Jane draws her inspiration from the landscape, and the birds and insects that she encounters in it, spending a lot of time walking, drawing and taking photographs in the countryside around her home and studio on Culloden Moor, near Inverness. The work that we are talking about is born of what she refers to as ‘encounters’ rather than observation, indicating that she feels herself to be far less a mere observer, and much more a part of the landscape in which she meets with the wildlife that she paints. “There is often an intensity to these meetings that makes me want to present each bird almost as if it has posed for a formal portrait,” she has written of her work; that is, presenting it as icon-like, and “separate from the surroundings in which I have seen it.”
Though she doesn’t say so on my first meeting with her, from her writing I later learn that the paintings we are looking at together are arrived at from a feeling of intensity in the eye contact that she makes with the wildlife she encounters and later paints. The personality of the fauna she meets with can, at that moment of eye-contact, become “large enough to fill an entire landscape,” she says, and to condense that vastness of experience in the natural world and present it within such modest dimensions (typically as oil on gesso panel, or board, and sympathetically framed in a way that enhances what she alludes to) is no mean achievement – the intensity referred to becomes all the stronger for it.

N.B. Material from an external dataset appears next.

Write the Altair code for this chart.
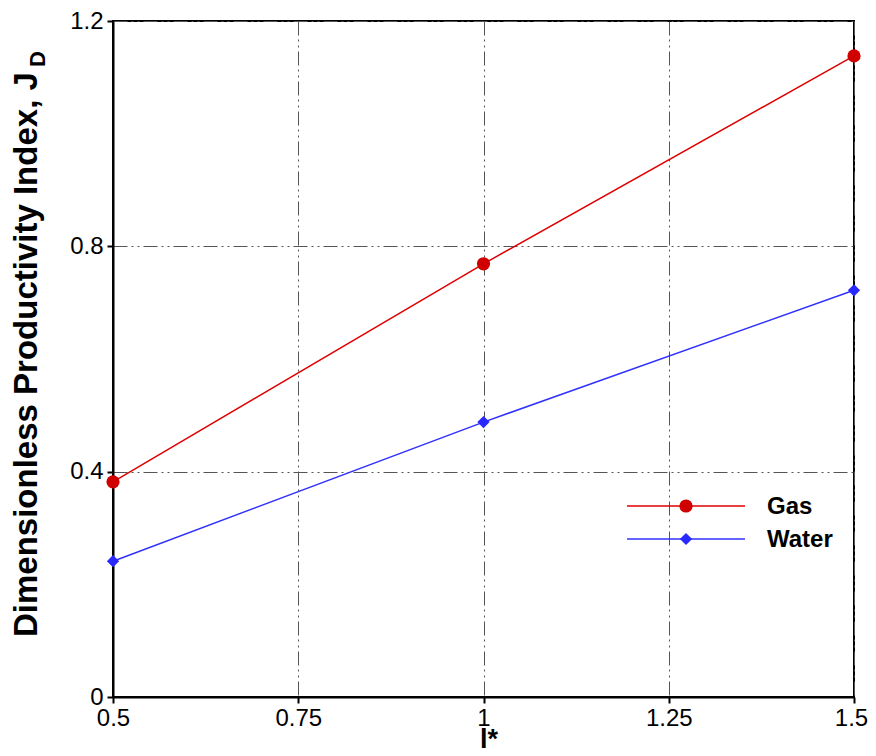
import altair as alt
import pandas as pd

# ---- data ----
l_star = [0.5, 1.0, 1.5]
gas = [0.382, 0.769, 1.138]
water = [0.241, 0.488, 0.722]
x_ticks = [0.5, 0.75, 1.0, 1.25, 1.5]
y_ticks = [0, 0.4, 0.8, 1.2]
series_names = ["Gas", "Water"]

gas_df = pd.DataFrame({"l": l_star, "jd": gas})
water_df = pd.DataFrame({"l": l_star, "jd": water})

W, H = 741, 676
FONT = "Liberation Sans"
GAS_LINE, GAS_PT = "#e00000", "#d00000"
WAT_LINE, WAT_PT = "#3030ff", "#2828ff"
DASH = [14, 4, 2, 4, 2, 4]

xs = alt.Scale(domain=[0.5, 1.5], nice=False, zero=False)
ys = alt.Scale(domain=[0, 1.2], nice=False)

common_axis = dict(
    grid=True, gridDash=DASH, gridColor="#555555", gridWidth=1, gridOpacity=1,
    domainColor="black", domainWidth=2, tickColor="black", tickWidth=2,
    tickSize=6, labelFontSize=24, labelFont=FONT, labelColor="black",
    labelExpr="format(datum.value, '.2~f')", title=None,
)
xaxis = alt.Axis(values=x_ticks, labelPadding=3, labelFlush=False,
                 labelOffset={"condition": {"test": "datum.value == 1.5", "value": -3},
                              "value": 0},
                 **common_axis)
yaxis = alt.Axis(values=y_ticks, labelPadding=4, labelFlush=False, **common_axis)

X = alt.X("l:Q", scale=xs, axis=xaxis)
Y = alt.Y("jd:Q", scale=ys, axis=yaxis)

gas_line = alt.Chart(gas_df).mark_line(color=GAS_LINE, strokeWidth=1.5).encode(x=X, y=Y)
gas_pts = alt.Chart(gas_df).mark_point(shape="circle", filled=True, color=GAS_PT,
                                       size=175, opacity=1).encode(x=X, y=Y)
wat_line = alt.Chart(water_df).mark_line(color=WAT_LINE, strokeWidth=1.5).encode(x=X, y=Y)
wat_pts = alt.Chart(water_df).mark_point(shape="diamond", filled=True, color=WAT_PT,
                                         size=150, opacity=1).encode(x=X, y=Y)

# ---- legend (inside plot, lower right) ----
leg_rows = [(series_names[0], 485, GAS_LINE, GAS_PT, "circle", 175),
            (series_names[1], 518, WAT_LINE, WAT_PT, "diamond", 150)]
legend_layers = []
one = pd.DataFrame({"a": [0]})
for name, yy, lc, pc, shp, sz in leg_rows:
    legend_layers.append(alt.Chart(one).mark_rule(color=lc, strokeWidth=1.5).encode(
        x=alt.value(514), x2=alt.value(632), y=alt.value(yy)))
    legend_layers.append(alt.Chart(one).mark_point(shape=shp, filled=True, color=pc,
                                                   size=sz, opacity=1).encode(
        x=alt.value(573), y=alt.value(yy)))
    legend_layers.append(alt.Chart(one).mark_text(text=name, font=FONT, fontSize=24,
                                                  fontWeight="bold", align="left",
                                                  baseline="middle", color="black").encode(
        x=alt.value(654), y=alt.value(yy + 1)))

# ---- axis titles as text (subscript / superscript) ----
ytitle = alt.Chart(one).mark_text(text="Dimensionless Productivity Index, J", font=FONT,
                                  fontSize=33, fontWeight="bold", angle=270,
                                  align="left", baseline="alphabetic",
                                  color="black").encode(
    x=alt.value(-76), y=alt.value(616))
ysub = alt.Chart(one).mark_text(text="D", font=FONT, fontSize=22, fontWeight="bold",
                                angle=270, align="left", baseline="alphabetic",
                                color="black").encode(
    x=alt.value(-68), y=alt.value(46))
xtitle = alt.Chart(one).mark_text(text="l*", font=FONT, fontSize=27, fontWeight="bold",
                                  align="center", baseline="alphabetic",
                                  color="black").encode(
    x=alt.value(376), y=alt.value(727))

chart = alt.layer(gas_line, wat_line, gas_pts, wat_pts, *legend_layers,
                  ytitle, ysub, xtitle).properties(
    width=W, height=H,
    autosize=alt.AutoSizeParams(type="none"),
    padding={"left": 105, "top": 13, "right": 14, "bottom": 51},
).configure_view(stroke="black", strokeWidth=2)

chart.save("out.html", embed_options={"renderer": "svg", "actions": False})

The backstory to all of this she has appropriately documented with few words: “As a young artist I was deeply affected by the symbolic use of colour and gold leaf in religious and devotional art which I encountered on travels to Spain and Italy. This had a profound and lasting effect on my work and combines with my continuing fondness for minimalism. I compulsively simplify, smooth surfaces, economise on detail, and allow only one shape or subject to emerge in each painting, striving for a visual simplicity.” This, of course, is common to devotional work such as the painting of religious icons, and I have felt a similar intensity that I find in Jane MacNeill’s work when viewing icons in Orthodox churches in the Balkans, too; but a herring gull?
Frequently seen as a scavenger with a rapacious appetite, although the herring gull has been the subject of rigid protection, latterly it has been exposed to measures taken to regulate its numbers due to the damage it is said to be doing to the habitats and nesting sites of other species. A bird about which there are mixed feelings, clearly, MacNeill’s painting of the herring gull cuts through human interventions of this kind to see the herring gull in a new light, allowing us to discern the individuality of a single bird, rather than view it according to its scientific classification that dissuades such ways of seeing.

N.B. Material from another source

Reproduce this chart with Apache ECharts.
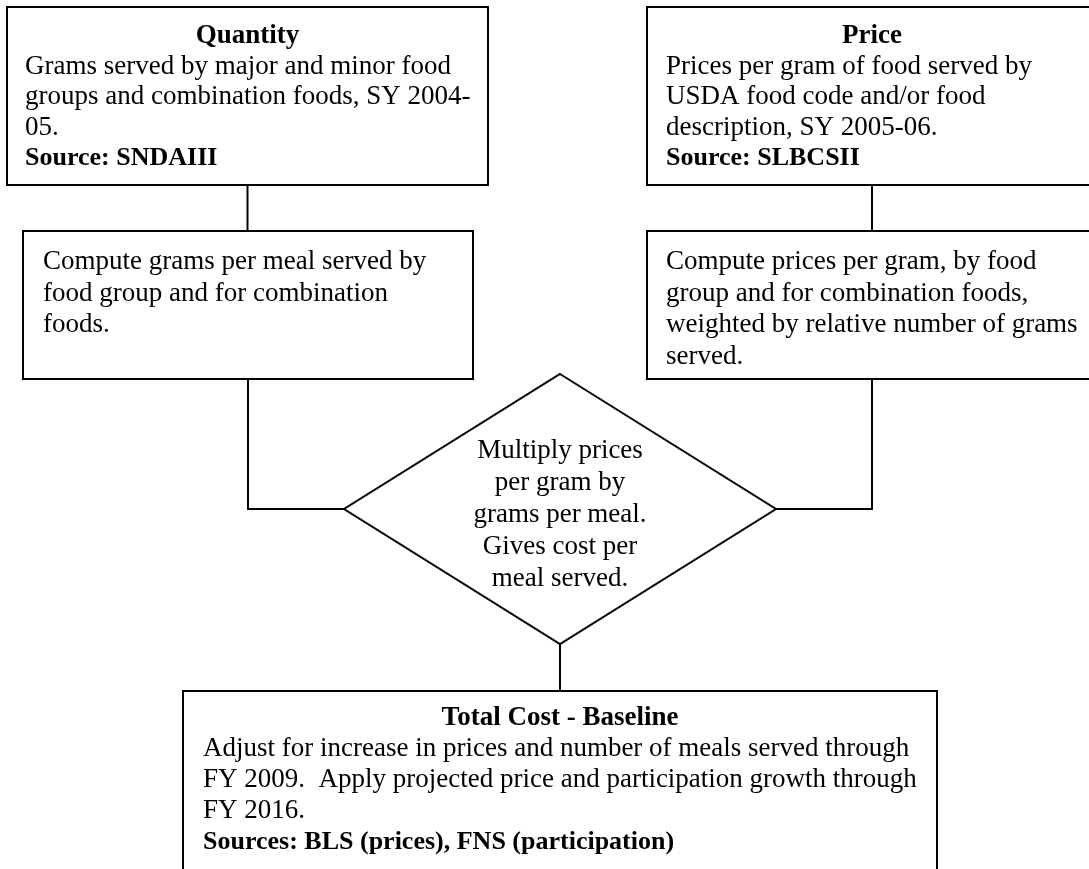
<!DOCTYPE html>
<html><head><meta charset="utf-8">
<script src="https://cdn.jsdelivr.net/npm/echarts@6/dist/echarts.min.js"></script>
<style>html,body{margin:0;padding:0;background:#fff}#c{width:1089px;height:869px}</style>
</head><body><div id="c"></div>
<script>
// ---- content (data) ----
const nodeNames = ['Quantity', 'Price', 'GramsPerMeal', 'PricePerGram', 'Multiply', 'TotalCost'];
const nodeTitles = ['Quantity', 'Price', '', '', '', 'Total Cost - Baseline'];
const nodeBody = [
  ['Grams served by major and minor food', 'groups and combination foods, SY 2004-', '05.'],
  ['Prices per gram of food served by', 'USDA food code and/or food', 'description, SY 2005-06.'],
  ['Compute grams per meal served by', 'food group and for combination', 'foods.'],
  ['Compute prices per gram, by food', 'group and for combination foods,', 'weighted by relative number of grams', 'served.'],
  ['Multiply prices', 'per gram by', 'grams per meal.', 'Gives cost per', 'meal served.'],
  ['Adjust for increase in prices and number of meals served through', 'FY 2009.  Apply projected price and participation growth through', 'FY 2016.']
];
const nodeSources = ['Source: SNDAIII', 'Source: SLBCSII', '', '', '', 'Sources: BLS (prices), FNS (participation)'];
const links = [[0, 2], [1, 3], [2, 4], [3, 4], [4, 5]];

// ---- layout (positions in the hidden axis space) ----
const layout = [
  { shape: 'rect', x0: 7, y0: 7, x1: 488, y1: 185, tx: 25, ty: 36, lh: 30.5, align: 'left' },
  { shape: 'rect', x0: 647, y0: 7, x1: 1097, y1: 185, tx: 666, ty: 36, lh: 30.5, align: 'left' },
  { shape: 'rect', x0: 23, y0: 231, x1: 473, y1: 379, tx: 43, ty: 262, lh: 31.5, align: 'left' },
  { shape: 'rect', x0: 647, y0: 231, x1: 1097, y1: 379, tx: 666, ty: 262, lh: 31.5, align: 'left' },
  { shape: 'diamond', x0: 344, y0: 374, x1: 776, y1: 644, tx: 560, ty: 451, lh: 32, align: 'center' },
  { shape: 'rect', x0: 183, y0: 691, x1: 937, y1: 900, tx: 203, ty: 718, lh: 31, align: 'left' }
];
const FONT = '"Liberation Serif", "Times New Roman", serif';
const FS = 27;
const FS_SRC = 26;

const chart = echarts.init(document.getElementById('c'), null, { renderer: 'canvas' });

function nodeItem(params, api) {
  const i = api.value(0);
  const L = layout[i];
  const p0 = api.coord([L.x0, L.y0]);
  const p1 = api.coord([L.x1, L.y1]);
  const cx = (p0[0] + p1[0]) / 2, cy = (p0[1] + p1[1]) / 2;
  const children = [];
  if (L.shape === 'rect') {
    children.push({ type: 'rect', shape: { x: p0[0], y: p0[1], width: p1[0] - p0[0], height: p1[1] - p0[1] },
      style: { fill: '#fff', stroke: '#000', lineWidth: 2 } });
  } else {
    children.push({ type: 'polygon', shape: { points: [[cx, p0[1]], [p1[0], cy], [cx, p1[1]], [p0[0], cy]] },
      style: { fill: '#fff', stroke: '#000', lineWidth: 2 } });
  }
  const tp = api.coord([L.tx, L.ty]);
  let y = tp[1];
  const lines = [];
  if (nodeTitles[i]) lines.push({ t: nodeTitles[i], bold: true, center: true, fs: FS });
  nodeBody[i].forEach(t => lines.push({ t: t, bold: false, center: L.align === 'center', fs: FS }));
  if (nodeSources[i]) lines.push({ t: nodeSources[i], bold: true, center: false, fs: FS_SRC });
  lines.forEach(ln => {
    children.push({ type: 'text', style: {
      text: ln.t, x: ln.center ? cx : tp[0], y: y,
      font: (ln.bold ? 'bold ' : '') + ln.fs + 'px ' + FONT,
      fill: '#000', align: ln.center ? 'center' : 'left', verticalAlign: 'middle' } });
    y += L.lh;
  });
  return { type: 'group', children: children };
}

function linkItem(params, api) {
  const s = layout[links[api.value(0)][0]];
  const t = layout[links[api.value(0)][1]];
  const sx = (s.x0 + s.x1) / 2, tx = (t.x0 + t.x1) / 2, ty = (t.y0 + t.y1) / 2;
  let pts;
  if (Math.abs(sx - tx) < 2) {
    pts = [[sx, s.y1], [sx, t.y0]];
  } else {
    const ex = sx < tx ? t.x0 : t.x1;
    pts = [[sx, s.y1], [sx, ty], [ex, ty]];
  }
  return { type: 'polyline', shape: { points: pts.map(p => api.coord(p)) },
    style: { stroke: '#000', lineWidth: 2, fill: null } };
}

chart.setOption({
  backgroundColor: '#fff',
  animation: false,
  grid: { left: 0, right: 0, top: 0, bottom: 0 },
  xAxis: { type: 'value', min: 0, max: 1089, show: false },
  yAxis: { type: 'value', min: 0, max: 869, inverse: true, show: false },
  series: [
    { type: 'custom', renderItem: linkItem, data: links.map((l, i) => [i]), clip: true, z: 1 },
    { type: 'custom', renderItem: nodeItem, data: nodeNames.map((n, i) => [i]), clip: true, z: 2 }
  ]
});
</script></body></html>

As our brief conversation progresses onward to the exchange of business cards (hers subtle and soft to the touch, mine brashly informative and bullish by comparison) I declare that “I particularly like your hoodie,” referring to the hooded crow that I think I see. Only after MacNeill moves on does artist Peter White tell me in a whisper, “that’s a jackdaw, not a hooded crow.” I like to think I know this (in fact I know I do) so why did I refer to it by another name? Obviously a jackdaw, one of the most intelligent of the Corvidae and capable of identifying individual people on sight, I fail to identify MacNell’s fine specimen and my embarrassment kicks in. Then I recall a conversation had recently with somebody close to home, about the shooting of ‘hoodies’ on the gaming estates, and realise that I’m rather preoccupied with their plight at present and they are very much in my mind. My faux pas set to one side, I go back for another look while the artist is absent, and on second viewing I have the space to myself.
I’m not sure who came up with the idea for this ‘project space’ as I refer to it, but The Room is a wonderful concept, lending itself well to the viewing of such intimate work as this. While at present the main gallery is given over to the Royal Scottish Academy’s ‘Winter Flowers-redux’, an exhibition reformatted as a spring exhibition that I have already written about, The Room works like a magnet, or as if it possesses its own gravitational force, drawing visitors into a more personable space that is wholly sympathetic to MacNeill’s discrete icons. There’s another herring gull here and a lapwing, also, along with an oystercatcher, a robin, and a rook that holds its own in the space very well. Each of these (and there are others) are demanding of our attention in their own right, and with works hung in such close proximity, it occurs to me that the real success of what MacNeill is showing currently is that, on viewing each of these paintings, one finds oneself focussing on just one picture at a time, not viewing them all as a single body of work as is often the case: it’s a moment of clarity for me – to realise, that is, that each painting commands a similar intensity of meeting that MacNeill says she experiences in the field.
Spring is, of course, a time when many of these birds show themselves at their very best. The lapwing’s characteristically giddy and winding flight is much in evidence in late-March and early-April, and spring is the time of the oystercatcher’s loud piping trills as they perform their courtship displays, running beside or behind each other for hours on end before breeding takes place and they stake out their territory for the season to come.
Rooks, too, have their own behaviours that are unique to spring, but the rook that MacNeil has on display here is one which we see not so much as the rook-of-the-field, with its rolling gait and baggy britches that distinguish it most from the crow, but a rook-of-the-studio, posing for its portrait. It is as elegant and as refined as any renaissance sitter, and probably a lot better looking than some human specimens that have sat for their portrait over the centuries. And yet, all of these birds that MacNeill has on show seem to also have what might be considered as some human qualities, too – imbued upon them by the artist perhaps? Or is it the other way round? As I leave The Room to rejoin the exhibition in the main gallery space, I observe my own rolling gait as I move among a modest throng of visitors, and recognise myself as one of a species no more or less social than rooks themselves. A loud rasping squawk goes up, and fills the room. Are we a parliament of rooks here? Is that a parcel of oystercatchers I can hear trilling away at the far end of the gallery? Credit to MacNeil that she has me questioning my own species after viewing those she has observed.